* **Dataset extract**
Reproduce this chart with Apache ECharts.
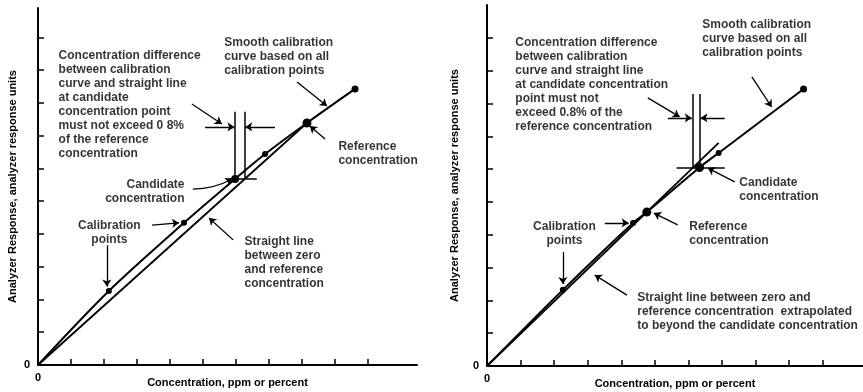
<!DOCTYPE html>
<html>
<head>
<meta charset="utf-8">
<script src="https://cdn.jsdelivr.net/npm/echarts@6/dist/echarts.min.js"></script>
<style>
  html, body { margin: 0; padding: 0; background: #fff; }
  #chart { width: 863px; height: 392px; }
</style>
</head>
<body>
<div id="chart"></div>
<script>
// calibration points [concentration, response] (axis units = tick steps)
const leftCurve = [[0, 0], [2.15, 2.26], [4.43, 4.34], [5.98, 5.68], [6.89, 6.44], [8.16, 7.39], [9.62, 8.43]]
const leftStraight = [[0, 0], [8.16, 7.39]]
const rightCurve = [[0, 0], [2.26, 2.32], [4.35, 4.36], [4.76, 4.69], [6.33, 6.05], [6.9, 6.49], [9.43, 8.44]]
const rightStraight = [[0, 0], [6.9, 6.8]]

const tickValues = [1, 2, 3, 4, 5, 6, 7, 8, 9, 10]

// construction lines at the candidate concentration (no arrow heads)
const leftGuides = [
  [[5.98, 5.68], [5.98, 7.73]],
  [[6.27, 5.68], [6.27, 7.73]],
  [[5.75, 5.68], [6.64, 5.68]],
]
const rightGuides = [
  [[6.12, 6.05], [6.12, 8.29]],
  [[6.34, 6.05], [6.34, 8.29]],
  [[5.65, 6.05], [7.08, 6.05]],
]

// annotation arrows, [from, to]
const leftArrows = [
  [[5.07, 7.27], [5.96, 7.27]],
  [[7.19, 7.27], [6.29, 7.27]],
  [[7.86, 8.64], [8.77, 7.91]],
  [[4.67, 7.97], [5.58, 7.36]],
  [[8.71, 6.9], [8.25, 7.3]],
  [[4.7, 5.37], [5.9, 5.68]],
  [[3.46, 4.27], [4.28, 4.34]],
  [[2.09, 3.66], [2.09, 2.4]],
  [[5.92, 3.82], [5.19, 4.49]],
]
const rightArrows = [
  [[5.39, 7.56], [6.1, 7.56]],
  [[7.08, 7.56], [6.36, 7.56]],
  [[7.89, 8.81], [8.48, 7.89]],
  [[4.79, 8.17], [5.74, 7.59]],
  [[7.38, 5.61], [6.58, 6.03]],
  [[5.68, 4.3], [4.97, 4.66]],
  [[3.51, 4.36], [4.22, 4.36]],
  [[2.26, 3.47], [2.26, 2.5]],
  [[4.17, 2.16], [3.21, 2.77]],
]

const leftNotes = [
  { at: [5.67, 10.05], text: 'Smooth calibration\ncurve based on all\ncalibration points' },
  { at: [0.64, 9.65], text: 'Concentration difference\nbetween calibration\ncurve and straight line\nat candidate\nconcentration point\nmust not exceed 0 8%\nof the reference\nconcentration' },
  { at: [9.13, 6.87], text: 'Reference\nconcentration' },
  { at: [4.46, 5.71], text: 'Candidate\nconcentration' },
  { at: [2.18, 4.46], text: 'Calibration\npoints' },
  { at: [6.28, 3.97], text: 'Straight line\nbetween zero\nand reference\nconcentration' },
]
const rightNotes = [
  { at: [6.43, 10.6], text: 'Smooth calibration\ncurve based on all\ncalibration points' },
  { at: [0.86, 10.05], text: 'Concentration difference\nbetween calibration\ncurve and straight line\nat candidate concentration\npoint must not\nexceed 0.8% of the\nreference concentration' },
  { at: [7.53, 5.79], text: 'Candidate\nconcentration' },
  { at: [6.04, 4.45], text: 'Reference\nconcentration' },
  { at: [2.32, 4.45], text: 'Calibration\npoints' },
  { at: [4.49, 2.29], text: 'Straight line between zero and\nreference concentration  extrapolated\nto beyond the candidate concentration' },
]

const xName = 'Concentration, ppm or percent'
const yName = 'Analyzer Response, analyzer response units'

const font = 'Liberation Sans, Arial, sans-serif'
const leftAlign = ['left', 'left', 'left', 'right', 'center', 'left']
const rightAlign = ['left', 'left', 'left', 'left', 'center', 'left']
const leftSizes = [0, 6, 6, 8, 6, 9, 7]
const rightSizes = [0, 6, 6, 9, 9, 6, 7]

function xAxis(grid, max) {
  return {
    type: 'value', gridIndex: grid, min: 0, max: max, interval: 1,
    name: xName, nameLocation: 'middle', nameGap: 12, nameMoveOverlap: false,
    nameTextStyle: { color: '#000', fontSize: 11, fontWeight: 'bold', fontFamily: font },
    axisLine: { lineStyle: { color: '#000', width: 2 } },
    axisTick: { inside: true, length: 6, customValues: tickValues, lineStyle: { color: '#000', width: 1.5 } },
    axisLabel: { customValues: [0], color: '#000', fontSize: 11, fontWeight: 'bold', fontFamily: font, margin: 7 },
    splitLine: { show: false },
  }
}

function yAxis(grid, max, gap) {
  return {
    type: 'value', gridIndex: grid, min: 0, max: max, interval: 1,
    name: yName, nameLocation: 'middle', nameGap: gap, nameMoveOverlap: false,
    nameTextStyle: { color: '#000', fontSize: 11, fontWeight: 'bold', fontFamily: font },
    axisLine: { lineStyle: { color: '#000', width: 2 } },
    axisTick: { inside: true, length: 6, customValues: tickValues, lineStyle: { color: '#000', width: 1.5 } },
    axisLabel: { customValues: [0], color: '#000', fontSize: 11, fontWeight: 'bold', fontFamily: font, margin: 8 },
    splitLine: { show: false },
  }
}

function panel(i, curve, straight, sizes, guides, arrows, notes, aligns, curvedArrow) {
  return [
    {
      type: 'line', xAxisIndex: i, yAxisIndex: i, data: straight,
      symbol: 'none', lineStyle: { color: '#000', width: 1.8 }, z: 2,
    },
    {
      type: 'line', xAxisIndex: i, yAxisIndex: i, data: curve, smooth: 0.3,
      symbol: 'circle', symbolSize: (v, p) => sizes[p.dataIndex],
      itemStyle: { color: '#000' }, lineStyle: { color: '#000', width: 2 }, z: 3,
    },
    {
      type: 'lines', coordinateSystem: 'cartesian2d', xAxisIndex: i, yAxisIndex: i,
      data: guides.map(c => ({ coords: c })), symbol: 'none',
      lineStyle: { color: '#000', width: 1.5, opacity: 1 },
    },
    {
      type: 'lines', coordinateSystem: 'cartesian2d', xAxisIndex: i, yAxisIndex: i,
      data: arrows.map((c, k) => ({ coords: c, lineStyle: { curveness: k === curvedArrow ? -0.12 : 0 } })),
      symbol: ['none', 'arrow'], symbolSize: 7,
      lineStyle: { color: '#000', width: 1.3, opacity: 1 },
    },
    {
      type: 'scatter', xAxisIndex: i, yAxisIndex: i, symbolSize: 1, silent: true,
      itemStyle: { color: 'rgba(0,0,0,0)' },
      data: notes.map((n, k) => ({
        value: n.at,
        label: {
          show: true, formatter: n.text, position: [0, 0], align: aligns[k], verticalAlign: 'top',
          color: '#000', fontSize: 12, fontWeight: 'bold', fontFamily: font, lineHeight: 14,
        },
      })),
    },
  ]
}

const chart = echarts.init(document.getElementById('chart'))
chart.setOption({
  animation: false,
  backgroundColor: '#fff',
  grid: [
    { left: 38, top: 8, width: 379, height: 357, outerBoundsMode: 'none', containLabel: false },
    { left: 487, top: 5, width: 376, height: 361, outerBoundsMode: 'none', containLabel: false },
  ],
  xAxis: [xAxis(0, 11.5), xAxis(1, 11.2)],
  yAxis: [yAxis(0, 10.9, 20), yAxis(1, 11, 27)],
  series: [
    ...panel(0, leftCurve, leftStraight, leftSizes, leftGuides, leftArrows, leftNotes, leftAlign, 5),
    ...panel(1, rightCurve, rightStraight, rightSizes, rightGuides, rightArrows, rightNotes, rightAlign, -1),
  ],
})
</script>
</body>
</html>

* **Work instructions**
Return to the listing above and set it down exactly, leaving out its pictures.

* **Complete output**
Reproduce this chart with Apache ECharts.
<!DOCTYPE html>
<html>
<head>
<meta charset="utf-8">
<script src="https://cdn.jsdelivr.net/npm/echarts@6/dist/echarts.min.js"></script>
<style>
  html, body { margin: 0; padding: 0; background: #fff; }
  #chart { width: 863px; height: 392px; }
</style>
</head>
<body>
<div id="chart"></div>
<script>
// calibration points [concentration, response] (axis units = tick steps)
const leftCurve = [[0, 0], [2.15, 2.26], [4.43, 4.34], [5.98, 5.68], [6.89, 6.44], [8.16, 7.39], [9.62, 8.43]]
const leftStraight = [[0, 0], [8.16, 7.39]]
const rightCurve = [[0, 0], [2.26, 2.32], [4.35, 4.36], [4.76, 4.69], [6.33, 6.05], [6.9, 6.49], [9.43, 8.44]]
const rightStraight = [[0, 0], [6.9, 6.8]]

const tickValues = [1, 2, 3, 4, 5, 6, 7, 8, 9, 10]

// construction lines at the candidate concentration (no arrow heads)
const leftGuides = [
  [[5.98, 5.68], [5.98, 7.73]],
  [[6.27, 5.68], [6.27, 7.73]],
  [[5.75, 5.68], [6.64, 5.68]],
]
const rightGuides = [
  [[6.12, 6.05], [6.12, 8.29]],
  [[6.34, 6.05], [6.34, 8.29]],
  [[5.65, 6.05], [7.08, 6.05]],
]

// annotation arrows, [from, to]
const leftArrows = [
  [[5.07, 7.27], [5.96, 7.27]],
  [[7.19, 7.27], [6.29, 7.27]],
  [[7.86, 8.64], [8.77, 7.91]],
  [[4.67, 7.97], [5.58, 7.36]],
  [[8.71, 6.9], [8.25, 7.3]],
  [[4.7, 5.37], [5.9, 5.68]],
  [[3.46, 4.27], [4.28, 4.34]],
  [[2.09, 3.66], [2.09, 2.4]],
  [[5.92, 3.82], [5.19, 4.49]],
]
const rightArrows = [
  [[5.39, 7.56], [6.1, 7.56]],
  [[7.08, 7.56], [6.36, 7.56]],
  [[7.89, 8.81], [8.48, 7.89]],
  [[4.79, 8.17], [5.74, 7.59]],
  [[7.38, 5.61], [6.58, 6.03]],
  [[5.68, 4.3], [4.97, 4.66]],
  [[3.51, 4.36], [4.22, 4.36]],
  [[2.26, 3.47], [2.26, 2.5]],
  [[4.17, 2.16], [3.21, 2.77]],
]

const leftNotes = [
  { at: [5.67, 10.05], text: 'Smooth calibration\ncurve based on all\ncalibration points' },
  { at: [0.64, 9.65], text: 'Concentration difference\nbetween calibration\ncurve and straight line\nat candidate\nconcentration point\nmust not exceed 0 8%\nof the reference\nconcentration' },
  { at: [9.13, 6.87], text: 'Reference\nconcentration' },
  { at: [4.46, 5.71], text: 'Candidate\nconcentration' },
  { at: [2.18, 4.46], text: 'Calibration\npoints' },
  { at: [6.28, 3.97], text: 'Straight line\nbetween zero\nand reference\nconcentration' },
]
const rightNotes = [
  { at: [6.43, 10.6], text: 'Smooth calibration\ncurve based on all\ncalibration points' },
  { at: [0.86, 10.05], text: 'Concentration difference\nbetween calibration\ncurve and straight line\nat candidate concentration\npoint must not\nexceed 0.8% of the\nreference concentration' },
  { at: [7.53, 5.79], text: 'Candidate\nconcentration' },
  { at: [6.04, 4.45], text: 'Reference\nconcentration' },
  { at: [2.32, 4.45], text: 'Calibration\npoints' },
  { at: [4.49, 2.29], text: 'Straight line between zero and\nreference concentration  extrapolated\nto beyond the candidate concentration' },
]

const xName = 'Concentration, ppm or percent'
const yName = 'Analyzer Response, analyzer response units'

const font = 'Liberation Sans, Arial, sans-serif'
const leftAlign = ['left', 'left', 'left', 'right', 'center', 'left']
const rightAlign = ['left', 'left', 'left', 'left', 'center', 'left']
const leftSizes = [0, 6, 6, 8, 6, 9, 7]
const rightSizes = [0, 6, 6, 9, 9, 6, 7]

function xAxis(grid, max) {
  return {
    type: 'value', gridIndex: grid, min: 0, max: max, interval: 1,
    name: xName, nameLocation: 'middle', nameGap: 12, nameMoveOverlap: false,
    nameTextStyle: { color: '#000', fontSize: 11, fontWeight: 'bold', fontFamily: font },
    axisLine: { lineStyle: { color: '#000', width: 2 } },
    axisTick: { inside: true, length: 6, customValues: tickValues, lineStyle: { color: '#000', width: 1.5 } },
    axisLabel: { customValues: [0], color: '#000', fontSize: 11, fontWeight: 'bold', fontFamily: font, margin: 7 },
    splitLine: { show: false },
  }
}

function yAxis(grid, max, gap) {
  return {
    type: 'value', gridIndex: grid, min: 0, max: max, interval: 1,
    name: yName, nameLocation: 'middle', nameGap: gap, nameMoveOverlap: false,
    nameTextStyle: { color: '#000', fontSize: 11, fontWeight: 'bold', fontFamily: font },
    axisLine: { lineStyle: { color: '#000', width: 2 } },
    axisTick: { inside: true, length: 6, customValues: tickValues, lineStyle: { color: '#000', width: 1.5 } },
    axisLabel: { customValues: [0], color: '#000', fontSize: 11, fontWeight: 'bold', fontFamily: font, margin: 8 },
    splitLine: { show: false },
  }
}

function panel(i, curve, straight, sizes, guides, arrows, notes, aligns, curvedArrow) {
  return [
    {
      type: 'line', xAxisIndex: i, yAxisIndex: i, data: straight,
      symbol: 'none', lineStyle: { color: '#000', width: 1.8 }, z: 2,
    },
    {
      type: 'line', xAxisIndex: i, yAxisIndex: i, data: curve, smooth: 0.3,
      symbol: 'circle', symbolSize: (v, p) => sizes[p.dataIndex],
      itemStyle: { color: '#000' }, lineStyle: { color: '#000', width: 2 }, z: 3,
    },
    {
      type: 'lines', coordinateSystem: 'cartesian2d', xAxisIndex: i, yAxisIndex: i,
      data: guides.map(c => ({ coords: c })), symbol: 'none',
      lineStyle: { color: '#000', width: 1.5, opacity: 1 },
    },
    {
      type: 'lines', coordinateSystem: 'cartesian2d', xAxisIndex: i, yAxisIndex: i,
      data: arrows.map((c, k) => ({ coords: c, lineStyle: { curveness: k === curvedArrow ? -0.12 : 0 } })),
      symbol: ['none', 'arrow'], symbolSize: 7,
      lineStyle: { color: '#000', width: 1.3, opacity: 1 },
    },
    {
      type: 'scatter', xAxisIndex: i, yAxisIndex: i, symbolSize: 1, silent: true,
      itemStyle: { color: 'rgba(0,0,0,0)' },
      data: notes.map((n, k) => ({
        value: n.at,
        label: {
          show: true, formatter: n.text, position: [0, 0], align: aligns[k], verticalAlign: 'top',
          color: '#000', fontSize: 12, fontWeight: 'bold', fontFamily: font, lineHeight: 14,
        },
      })),
    },
  ]
}

const chart = echarts.init(document.getElementById('chart'))
chart.setOption({
  animation: false,
  backgroundColor: '#fff',
  grid: [
    { left: 38, top: 8, width: 379, height: 357, outerBoundsMode: 'none', containLabel: false },
    { left: 487, top: 5, width: 376, height: 361, outerBoundsMode: 'none', containLabel: false },
  ],
  xAxis: [xAxis(0, 11.5), xAxis(1, 11.2)],
  yAxis: [yAxis(0, 10.9, 20), yAxis(1, 11, 27)],
  series: [
    ...panel(0, leftCurve, leftStraight, leftSizes, leftGuides, leftArrows, leftNotes, leftAlign, 5),
    ...panel(1, rightCurve, rightStraight, rightSizes, rightGuides, rightArrows, rightNotes, rightAlign, -1),
  ],
})
</script>
</body>
</html>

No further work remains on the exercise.